Why does Vollack toy with record executives like that? Because she can. "People like Lia have become more important to labels," says Paul Kremen, a former marketing executive at two major recording companies. "A movie company is going to spend infinitely more money on marketing than a label will on a new album, so labels try to toe their artists onto the movie and also sell the soundtrack." The labels would certainly suffer if Vollack follows through with a plan that she's been flirting with: Cut out the middleman and be the first studio to self-release a major soundtrack.
"She's in the middle of this vortex," says Raúl Pérez, Vollack's colleague for the last decade and Sony's senior VP of music administration. "You have the filmmaker and producer and composer who want their dreams to happen. Then you have the labels and artists who have their own priorities. And you have the studio and the budget, which she needs to serve." What better way to alleviate some of that "hurricane of mixed interests" than to go it alone?
Vollack's business motivation is quite simple: She wants soundtracks that will generate hype and draw audiences into a movie. That means that she skips song soundtracks on approximately 80% of the 30 movies that Sony releases annually (she releases far more film-score soundtracks). "It's impossible to judge exactly how much one single affects a movie," Kremen says, "but when you're reaching an audience of 100 million, it's got to have an effect." For example, a mediocre movie such as A Knight's Tale, the medieval flick starring a very young Heath Ledger and a '70s-rock soundtrack, grossed more than $117 million worldwide -- and sold 1 million CDs.

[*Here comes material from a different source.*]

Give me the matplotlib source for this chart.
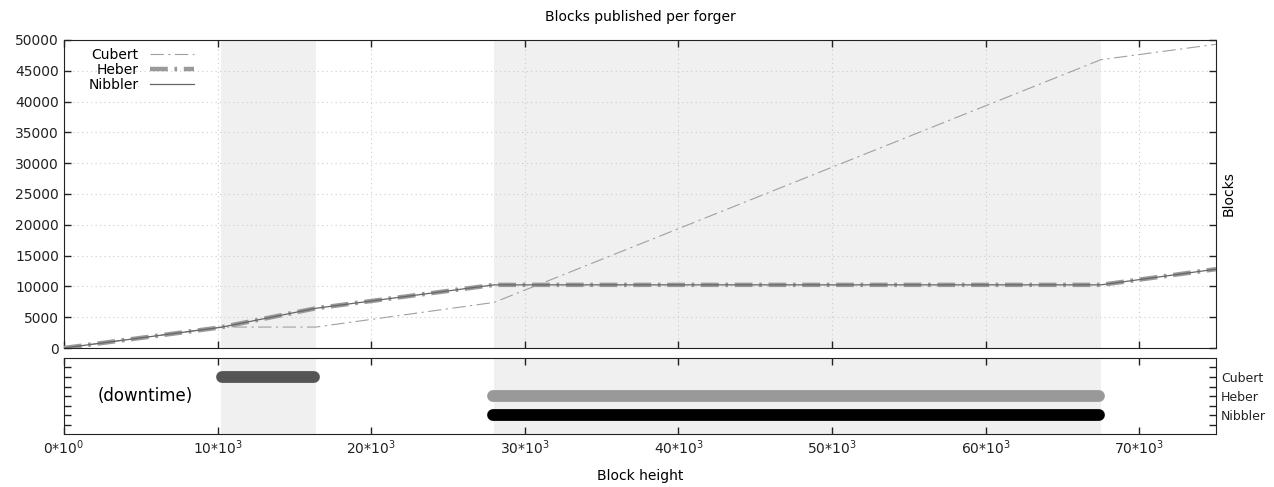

That might sound like a lot, but Sony's profit on CD sales is a pittance compared with a blockbuster movie's take. If a Vollack soundtrack sells 2 million copies, then after licensing, royalties to producers and artists, and marketing fees, Sony might clear between $6 million and $9 million.
"We actually have two divergent agendas," Vollack says. "Labels sometimes spend money on things that don't reach our audience or encourage people to see the film." Her complaint is that record labels ride the movie studio's coattails (they usually view the whole movie -- and the studio's marketing plan -- before committing to distribute the soundtrack). Vollack points, with a hint of contempt, to two recent soundtrack hits from rival Fox: Juno and Garden State. Juno sold 250,000 digital albums and 500,000 hard copies, all in the months following the studio's significant advertising expenditure, including its Oscar campaign, to promote the movie. The implication is that the label got the better of the movie studio.
Vollack doesn't let anyone get the jump on her. She graduated high school at 15, and at 16 became a roadie for Johnny Thunders (of New York Dolls fame) and the Ramones. She moved to Manhattan at age 19 to work in theater-sound design on Broadway shows such as On the Waterfront and The Heidi Chronicles. She later worked in sound effects and freelanced in music editing until 1997, when Sony hired her as its point person for studios, directors, composers, and artists.